» What is expected
Starting at the line that contains "Write the matplotlib code for this chart." and stopping at the line that contains "anaeroplasma, phascolarcto, akkermansia, mucispirillum, others]", transcribe every line of the material below exactly; pictures stay out.

» Given data

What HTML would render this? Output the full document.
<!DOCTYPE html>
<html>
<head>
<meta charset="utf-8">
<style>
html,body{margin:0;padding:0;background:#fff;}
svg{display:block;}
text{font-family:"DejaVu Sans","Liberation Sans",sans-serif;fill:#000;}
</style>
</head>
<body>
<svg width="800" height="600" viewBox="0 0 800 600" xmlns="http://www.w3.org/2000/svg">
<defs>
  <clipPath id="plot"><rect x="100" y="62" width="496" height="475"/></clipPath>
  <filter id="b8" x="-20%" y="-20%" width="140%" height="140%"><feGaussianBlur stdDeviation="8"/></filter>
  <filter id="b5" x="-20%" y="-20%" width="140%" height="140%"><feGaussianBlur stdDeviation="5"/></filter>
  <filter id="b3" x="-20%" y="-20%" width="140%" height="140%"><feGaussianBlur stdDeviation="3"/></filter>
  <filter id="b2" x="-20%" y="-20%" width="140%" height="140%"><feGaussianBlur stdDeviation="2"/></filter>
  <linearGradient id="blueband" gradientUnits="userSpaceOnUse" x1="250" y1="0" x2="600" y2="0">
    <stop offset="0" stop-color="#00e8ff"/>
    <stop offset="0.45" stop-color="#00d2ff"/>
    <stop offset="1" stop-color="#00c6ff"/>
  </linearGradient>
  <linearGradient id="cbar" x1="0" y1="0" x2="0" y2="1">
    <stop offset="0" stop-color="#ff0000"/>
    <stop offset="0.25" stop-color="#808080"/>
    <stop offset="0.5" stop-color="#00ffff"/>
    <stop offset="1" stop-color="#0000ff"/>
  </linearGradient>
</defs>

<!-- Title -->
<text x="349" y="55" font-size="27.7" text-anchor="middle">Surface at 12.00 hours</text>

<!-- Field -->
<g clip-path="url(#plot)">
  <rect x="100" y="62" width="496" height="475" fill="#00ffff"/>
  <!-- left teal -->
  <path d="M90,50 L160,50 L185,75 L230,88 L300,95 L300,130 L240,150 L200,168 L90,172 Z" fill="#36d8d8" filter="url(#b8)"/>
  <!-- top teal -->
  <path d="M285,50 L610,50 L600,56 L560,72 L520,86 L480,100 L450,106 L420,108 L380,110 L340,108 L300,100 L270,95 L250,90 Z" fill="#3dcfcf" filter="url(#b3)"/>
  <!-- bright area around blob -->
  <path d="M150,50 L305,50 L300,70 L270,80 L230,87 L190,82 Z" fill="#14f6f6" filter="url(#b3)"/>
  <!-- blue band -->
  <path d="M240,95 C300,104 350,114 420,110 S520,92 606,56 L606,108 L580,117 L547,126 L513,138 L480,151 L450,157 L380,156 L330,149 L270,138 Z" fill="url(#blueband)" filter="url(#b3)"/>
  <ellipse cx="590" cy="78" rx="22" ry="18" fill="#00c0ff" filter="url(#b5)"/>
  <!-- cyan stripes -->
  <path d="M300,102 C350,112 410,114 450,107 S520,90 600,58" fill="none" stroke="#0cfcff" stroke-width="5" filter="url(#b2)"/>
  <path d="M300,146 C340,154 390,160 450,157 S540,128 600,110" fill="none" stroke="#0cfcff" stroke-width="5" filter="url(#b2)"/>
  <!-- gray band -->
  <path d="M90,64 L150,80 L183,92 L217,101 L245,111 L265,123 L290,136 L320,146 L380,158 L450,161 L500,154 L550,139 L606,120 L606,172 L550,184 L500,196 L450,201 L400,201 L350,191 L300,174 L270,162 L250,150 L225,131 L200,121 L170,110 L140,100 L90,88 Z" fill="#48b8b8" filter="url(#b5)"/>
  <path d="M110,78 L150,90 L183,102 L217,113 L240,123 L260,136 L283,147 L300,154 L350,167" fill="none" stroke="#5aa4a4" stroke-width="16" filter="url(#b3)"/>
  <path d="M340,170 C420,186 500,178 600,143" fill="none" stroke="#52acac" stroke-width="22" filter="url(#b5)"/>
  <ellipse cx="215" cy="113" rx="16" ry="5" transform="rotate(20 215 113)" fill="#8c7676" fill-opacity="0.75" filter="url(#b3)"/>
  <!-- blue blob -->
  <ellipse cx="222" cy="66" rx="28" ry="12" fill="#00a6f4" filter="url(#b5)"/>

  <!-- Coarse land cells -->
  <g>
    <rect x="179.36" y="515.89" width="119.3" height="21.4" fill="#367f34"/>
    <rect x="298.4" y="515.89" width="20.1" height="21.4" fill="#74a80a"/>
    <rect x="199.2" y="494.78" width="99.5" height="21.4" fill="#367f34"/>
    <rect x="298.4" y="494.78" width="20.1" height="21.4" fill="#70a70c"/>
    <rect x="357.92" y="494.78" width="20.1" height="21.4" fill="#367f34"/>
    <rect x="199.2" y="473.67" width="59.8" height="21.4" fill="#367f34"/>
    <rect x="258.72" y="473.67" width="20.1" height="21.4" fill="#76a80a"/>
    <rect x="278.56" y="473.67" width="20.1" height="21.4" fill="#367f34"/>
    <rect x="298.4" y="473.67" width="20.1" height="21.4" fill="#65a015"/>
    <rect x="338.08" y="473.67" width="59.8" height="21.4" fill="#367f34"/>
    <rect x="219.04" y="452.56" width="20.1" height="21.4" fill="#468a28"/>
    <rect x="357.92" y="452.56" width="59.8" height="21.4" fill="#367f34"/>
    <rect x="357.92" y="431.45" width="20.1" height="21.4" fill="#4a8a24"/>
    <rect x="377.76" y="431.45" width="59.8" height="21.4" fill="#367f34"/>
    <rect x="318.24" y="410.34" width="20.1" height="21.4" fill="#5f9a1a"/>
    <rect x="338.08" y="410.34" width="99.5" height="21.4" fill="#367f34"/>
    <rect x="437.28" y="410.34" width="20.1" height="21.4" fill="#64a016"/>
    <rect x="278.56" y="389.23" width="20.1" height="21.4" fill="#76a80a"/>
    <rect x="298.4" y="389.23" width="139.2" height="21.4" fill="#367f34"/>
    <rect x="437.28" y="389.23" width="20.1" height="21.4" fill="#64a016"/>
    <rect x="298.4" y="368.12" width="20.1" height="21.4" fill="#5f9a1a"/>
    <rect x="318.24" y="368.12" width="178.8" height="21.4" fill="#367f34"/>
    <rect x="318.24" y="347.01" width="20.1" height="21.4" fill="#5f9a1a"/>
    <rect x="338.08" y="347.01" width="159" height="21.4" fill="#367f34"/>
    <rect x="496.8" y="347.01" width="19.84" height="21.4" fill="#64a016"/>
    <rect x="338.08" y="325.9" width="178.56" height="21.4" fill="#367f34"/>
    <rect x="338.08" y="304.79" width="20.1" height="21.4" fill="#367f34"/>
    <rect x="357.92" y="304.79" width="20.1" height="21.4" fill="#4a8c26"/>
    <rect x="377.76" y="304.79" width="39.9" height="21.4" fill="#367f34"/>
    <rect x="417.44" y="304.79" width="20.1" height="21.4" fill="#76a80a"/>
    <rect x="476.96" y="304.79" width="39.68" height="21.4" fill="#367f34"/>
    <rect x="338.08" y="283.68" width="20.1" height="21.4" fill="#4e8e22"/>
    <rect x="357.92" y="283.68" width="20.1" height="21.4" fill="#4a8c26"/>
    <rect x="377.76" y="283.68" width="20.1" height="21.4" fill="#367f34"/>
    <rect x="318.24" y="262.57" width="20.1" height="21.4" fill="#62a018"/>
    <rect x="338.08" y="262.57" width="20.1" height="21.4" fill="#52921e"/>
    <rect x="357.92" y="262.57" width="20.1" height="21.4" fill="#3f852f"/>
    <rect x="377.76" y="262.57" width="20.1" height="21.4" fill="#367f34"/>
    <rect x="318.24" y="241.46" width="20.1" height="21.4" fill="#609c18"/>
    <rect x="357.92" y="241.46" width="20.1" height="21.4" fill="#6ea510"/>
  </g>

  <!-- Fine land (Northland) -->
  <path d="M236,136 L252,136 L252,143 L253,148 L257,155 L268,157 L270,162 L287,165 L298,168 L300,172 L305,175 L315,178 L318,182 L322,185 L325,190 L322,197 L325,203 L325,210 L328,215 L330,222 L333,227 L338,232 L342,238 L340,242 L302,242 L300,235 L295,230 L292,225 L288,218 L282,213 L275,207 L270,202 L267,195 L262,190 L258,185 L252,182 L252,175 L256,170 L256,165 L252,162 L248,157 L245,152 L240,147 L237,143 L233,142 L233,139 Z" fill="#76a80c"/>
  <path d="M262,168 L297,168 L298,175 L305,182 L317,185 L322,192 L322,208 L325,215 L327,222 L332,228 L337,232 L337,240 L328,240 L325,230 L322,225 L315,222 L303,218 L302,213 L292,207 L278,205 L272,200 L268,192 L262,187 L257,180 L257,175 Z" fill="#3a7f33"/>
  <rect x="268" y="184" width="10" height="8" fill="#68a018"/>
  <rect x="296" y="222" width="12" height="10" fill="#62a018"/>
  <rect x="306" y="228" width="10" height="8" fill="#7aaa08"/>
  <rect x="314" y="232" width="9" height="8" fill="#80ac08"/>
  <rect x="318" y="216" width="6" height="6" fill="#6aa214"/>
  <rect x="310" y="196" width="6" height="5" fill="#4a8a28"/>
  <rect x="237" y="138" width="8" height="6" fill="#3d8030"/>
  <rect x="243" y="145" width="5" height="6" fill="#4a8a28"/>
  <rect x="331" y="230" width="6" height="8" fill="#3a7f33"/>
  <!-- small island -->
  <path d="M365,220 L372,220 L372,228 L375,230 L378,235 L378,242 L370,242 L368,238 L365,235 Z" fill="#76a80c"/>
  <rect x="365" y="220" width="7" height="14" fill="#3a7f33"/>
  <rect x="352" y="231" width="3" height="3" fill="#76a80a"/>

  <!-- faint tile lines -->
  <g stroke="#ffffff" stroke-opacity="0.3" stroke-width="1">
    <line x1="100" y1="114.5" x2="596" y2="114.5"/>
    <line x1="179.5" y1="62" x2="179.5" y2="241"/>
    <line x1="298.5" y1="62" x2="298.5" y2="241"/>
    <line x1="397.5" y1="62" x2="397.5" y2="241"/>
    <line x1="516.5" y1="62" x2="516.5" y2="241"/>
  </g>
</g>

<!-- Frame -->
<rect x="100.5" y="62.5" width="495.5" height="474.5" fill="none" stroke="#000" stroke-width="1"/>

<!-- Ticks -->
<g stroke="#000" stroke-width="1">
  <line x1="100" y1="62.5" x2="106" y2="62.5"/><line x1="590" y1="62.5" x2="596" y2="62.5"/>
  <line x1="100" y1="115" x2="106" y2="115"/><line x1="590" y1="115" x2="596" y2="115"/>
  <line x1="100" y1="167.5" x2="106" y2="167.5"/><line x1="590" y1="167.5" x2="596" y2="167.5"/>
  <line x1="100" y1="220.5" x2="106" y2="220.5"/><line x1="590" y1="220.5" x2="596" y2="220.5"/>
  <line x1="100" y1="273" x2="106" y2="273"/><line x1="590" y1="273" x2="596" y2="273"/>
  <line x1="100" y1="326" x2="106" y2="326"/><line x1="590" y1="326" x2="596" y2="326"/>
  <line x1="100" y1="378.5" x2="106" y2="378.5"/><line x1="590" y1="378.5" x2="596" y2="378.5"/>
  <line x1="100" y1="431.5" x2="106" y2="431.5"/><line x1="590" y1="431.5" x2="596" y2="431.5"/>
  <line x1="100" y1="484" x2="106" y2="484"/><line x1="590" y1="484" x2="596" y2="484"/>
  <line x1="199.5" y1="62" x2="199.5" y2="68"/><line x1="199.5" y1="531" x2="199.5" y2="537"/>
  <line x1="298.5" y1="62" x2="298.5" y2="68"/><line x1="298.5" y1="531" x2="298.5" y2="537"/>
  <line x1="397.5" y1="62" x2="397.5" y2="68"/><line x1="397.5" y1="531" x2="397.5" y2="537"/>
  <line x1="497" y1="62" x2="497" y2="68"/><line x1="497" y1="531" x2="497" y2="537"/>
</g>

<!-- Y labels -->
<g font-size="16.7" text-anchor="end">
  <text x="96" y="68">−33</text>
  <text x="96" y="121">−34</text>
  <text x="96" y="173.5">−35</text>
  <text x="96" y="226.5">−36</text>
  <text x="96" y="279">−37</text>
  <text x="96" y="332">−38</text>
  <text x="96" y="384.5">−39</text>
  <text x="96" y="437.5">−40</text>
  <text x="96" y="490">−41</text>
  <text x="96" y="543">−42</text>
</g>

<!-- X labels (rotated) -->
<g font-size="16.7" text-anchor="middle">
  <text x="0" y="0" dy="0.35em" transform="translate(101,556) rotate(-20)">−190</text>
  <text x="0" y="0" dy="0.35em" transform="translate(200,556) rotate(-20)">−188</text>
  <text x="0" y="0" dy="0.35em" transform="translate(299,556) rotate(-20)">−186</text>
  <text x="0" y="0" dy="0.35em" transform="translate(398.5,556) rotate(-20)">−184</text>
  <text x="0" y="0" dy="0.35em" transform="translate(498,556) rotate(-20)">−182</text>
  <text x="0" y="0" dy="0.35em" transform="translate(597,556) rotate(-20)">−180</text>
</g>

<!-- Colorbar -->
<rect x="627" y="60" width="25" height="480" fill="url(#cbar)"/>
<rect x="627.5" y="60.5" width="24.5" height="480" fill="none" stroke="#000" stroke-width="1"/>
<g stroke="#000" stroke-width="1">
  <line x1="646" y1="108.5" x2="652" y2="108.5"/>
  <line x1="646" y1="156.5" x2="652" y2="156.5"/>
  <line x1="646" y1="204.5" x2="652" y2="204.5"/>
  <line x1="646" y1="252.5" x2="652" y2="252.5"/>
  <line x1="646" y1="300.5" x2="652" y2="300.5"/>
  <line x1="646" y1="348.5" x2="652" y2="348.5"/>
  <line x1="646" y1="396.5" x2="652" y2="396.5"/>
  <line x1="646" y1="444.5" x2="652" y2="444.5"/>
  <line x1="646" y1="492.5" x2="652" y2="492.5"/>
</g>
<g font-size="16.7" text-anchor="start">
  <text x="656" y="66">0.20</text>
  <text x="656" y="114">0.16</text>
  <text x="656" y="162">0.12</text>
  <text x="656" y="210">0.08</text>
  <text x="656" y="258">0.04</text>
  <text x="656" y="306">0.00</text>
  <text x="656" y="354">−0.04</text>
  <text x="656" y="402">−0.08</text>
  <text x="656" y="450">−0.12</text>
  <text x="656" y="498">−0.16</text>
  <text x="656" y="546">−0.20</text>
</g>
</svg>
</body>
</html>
* * *
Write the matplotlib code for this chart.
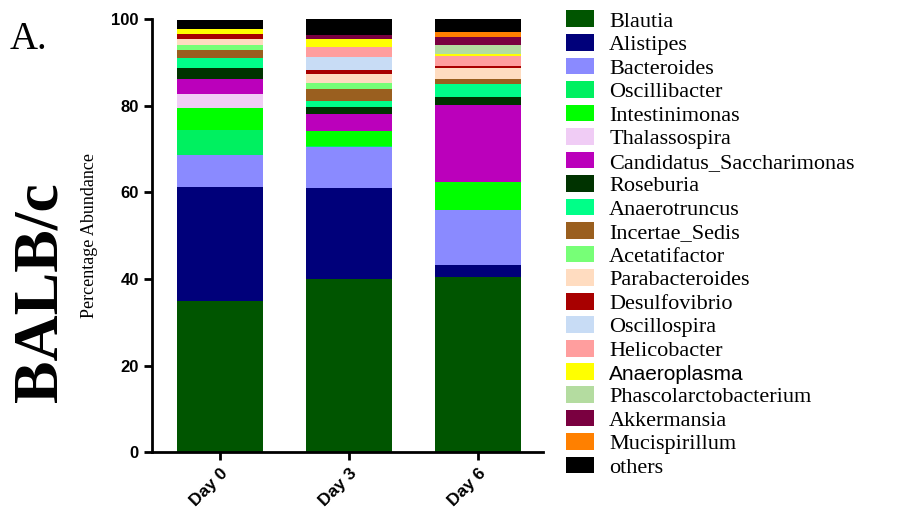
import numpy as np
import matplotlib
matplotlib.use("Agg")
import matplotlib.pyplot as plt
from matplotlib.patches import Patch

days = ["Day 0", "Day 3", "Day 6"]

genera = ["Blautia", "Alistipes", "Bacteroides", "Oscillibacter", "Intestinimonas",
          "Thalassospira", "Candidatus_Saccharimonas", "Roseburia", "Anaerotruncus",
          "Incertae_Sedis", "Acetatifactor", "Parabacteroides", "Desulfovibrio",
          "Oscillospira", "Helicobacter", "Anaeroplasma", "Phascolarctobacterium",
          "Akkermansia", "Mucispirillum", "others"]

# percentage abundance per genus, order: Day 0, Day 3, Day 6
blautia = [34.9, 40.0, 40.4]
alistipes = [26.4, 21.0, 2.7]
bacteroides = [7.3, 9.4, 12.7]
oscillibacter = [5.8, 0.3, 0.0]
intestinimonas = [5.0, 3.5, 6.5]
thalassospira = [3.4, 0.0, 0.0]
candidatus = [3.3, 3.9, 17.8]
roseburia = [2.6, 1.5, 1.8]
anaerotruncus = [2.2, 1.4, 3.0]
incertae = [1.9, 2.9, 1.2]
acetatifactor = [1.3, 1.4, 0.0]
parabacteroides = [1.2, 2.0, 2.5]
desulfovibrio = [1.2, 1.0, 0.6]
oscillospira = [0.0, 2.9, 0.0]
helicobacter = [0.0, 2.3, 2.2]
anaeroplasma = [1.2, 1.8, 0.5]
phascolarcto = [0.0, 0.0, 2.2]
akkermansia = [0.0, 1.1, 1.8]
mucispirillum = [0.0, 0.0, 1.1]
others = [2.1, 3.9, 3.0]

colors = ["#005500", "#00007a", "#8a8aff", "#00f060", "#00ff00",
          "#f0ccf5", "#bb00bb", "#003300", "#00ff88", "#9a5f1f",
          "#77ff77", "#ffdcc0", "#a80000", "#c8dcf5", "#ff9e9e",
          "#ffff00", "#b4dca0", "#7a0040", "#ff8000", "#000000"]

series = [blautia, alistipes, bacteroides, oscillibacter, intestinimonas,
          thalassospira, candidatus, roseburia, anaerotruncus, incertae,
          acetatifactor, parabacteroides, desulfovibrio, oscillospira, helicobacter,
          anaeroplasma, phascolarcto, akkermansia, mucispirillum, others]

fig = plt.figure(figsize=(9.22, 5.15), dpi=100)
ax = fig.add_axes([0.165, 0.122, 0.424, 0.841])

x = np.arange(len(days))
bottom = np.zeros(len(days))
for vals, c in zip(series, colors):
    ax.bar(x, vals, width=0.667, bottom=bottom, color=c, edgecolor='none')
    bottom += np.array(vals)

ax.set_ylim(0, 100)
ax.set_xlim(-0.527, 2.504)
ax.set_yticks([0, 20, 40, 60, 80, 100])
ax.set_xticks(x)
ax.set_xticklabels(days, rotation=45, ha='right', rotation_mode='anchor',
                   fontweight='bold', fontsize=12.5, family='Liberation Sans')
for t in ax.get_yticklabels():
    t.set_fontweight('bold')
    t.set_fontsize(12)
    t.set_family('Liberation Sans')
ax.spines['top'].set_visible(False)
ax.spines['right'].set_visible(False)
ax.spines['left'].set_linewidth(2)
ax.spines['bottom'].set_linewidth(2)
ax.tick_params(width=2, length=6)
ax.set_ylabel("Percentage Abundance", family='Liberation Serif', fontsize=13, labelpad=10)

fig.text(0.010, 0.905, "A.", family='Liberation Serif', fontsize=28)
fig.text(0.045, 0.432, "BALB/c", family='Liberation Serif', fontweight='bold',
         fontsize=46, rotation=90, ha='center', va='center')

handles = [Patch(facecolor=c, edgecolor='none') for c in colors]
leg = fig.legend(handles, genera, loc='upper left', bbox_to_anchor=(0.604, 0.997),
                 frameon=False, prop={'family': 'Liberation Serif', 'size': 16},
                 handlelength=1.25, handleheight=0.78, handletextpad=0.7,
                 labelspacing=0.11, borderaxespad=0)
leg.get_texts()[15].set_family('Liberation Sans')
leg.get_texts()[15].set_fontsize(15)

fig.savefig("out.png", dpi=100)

» Task solution
Write the matplotlib code for this chart.
import numpy as np
import matplotlib
matplotlib.use("Agg")
import matplotlib.pyplot as plt
from matplotlib.patches import Patch

days = ["Day 0", "Day 3", "Day 6"]

genera = ["Blautia", "Alistipes", "Bacteroides", "Oscillibacter", "Intestinimonas",
          "Thalassospira", "Candidatus_Saccharimonas", "Roseburia", "Anaerotruncus",
          "Incertae_Sedis", "Acetatifactor", "Parabacteroides", "Desulfovibrio",
          "Oscillospira", "Helicobacter", "Anaeroplasma", "Phascolarctobacterium",
          "Akkermansia", "Mucispirillum", "others"]

# percentage abundance per genus, order: Day 0, Day 3, Day 6
blautia = [34.9, 40.0, 40.4]
alistipes = [26.4, 21.0, 2.7]
bacteroides = [7.3, 9.4, 12.7]
oscillibacter = [5.8, 0.3, 0.0]
intestinimonas = [5.0, 3.5, 6.5]
thalassospira = [3.4, 0.0, 0.0]
candidatus = [3.3, 3.9, 17.8]
roseburia = [2.6, 1.5, 1.8]
anaerotruncus = [2.2, 1.4, 3.0]
incertae = [1.9, 2.9, 1.2]
acetatifactor = [1.3, 1.4, 0.0]
parabacteroides = [1.2, 2.0, 2.5]
desulfovibrio = [1.2, 1.0, 0.6]
oscillospira = [0.0, 2.9, 0.0]
helicobacter = [0.0, 2.3, 2.2]
anaeroplasma = [1.2, 1.8, 0.5]
phascolarcto = [0.0, 0.0, 2.2]
akkermansia = [0.0, 1.1, 1.8]
mucispirillum = [0.0, 0.0, 1.1]
others = [2.1, 3.9, 3.0]

colors = ["#005500", "#00007a", "#8a8aff", "#00f060", "#00ff00",
          "#f0ccf5", "#bb00bb", "#003300", "#00ff88", "#9a5f1f",
          "#77ff77", "#ffdcc0", "#a80000", "#c8dcf5", "#ff9e9e",
          "#ffff00", "#b4dca0", "#7a0040", "#ff8000", "#000000"]

series = [blautia, alistipes, bacteroides, oscillibacter, intestinimonas,
          thalassospira, candidatus, roseburia, anaerotruncus, incertae,
          acetatifactor, parabacteroides, desulfovibrio, oscillospira, helicobacter,
          anaeroplasma, phascolarcto, akkermansia, mucispirillum, others]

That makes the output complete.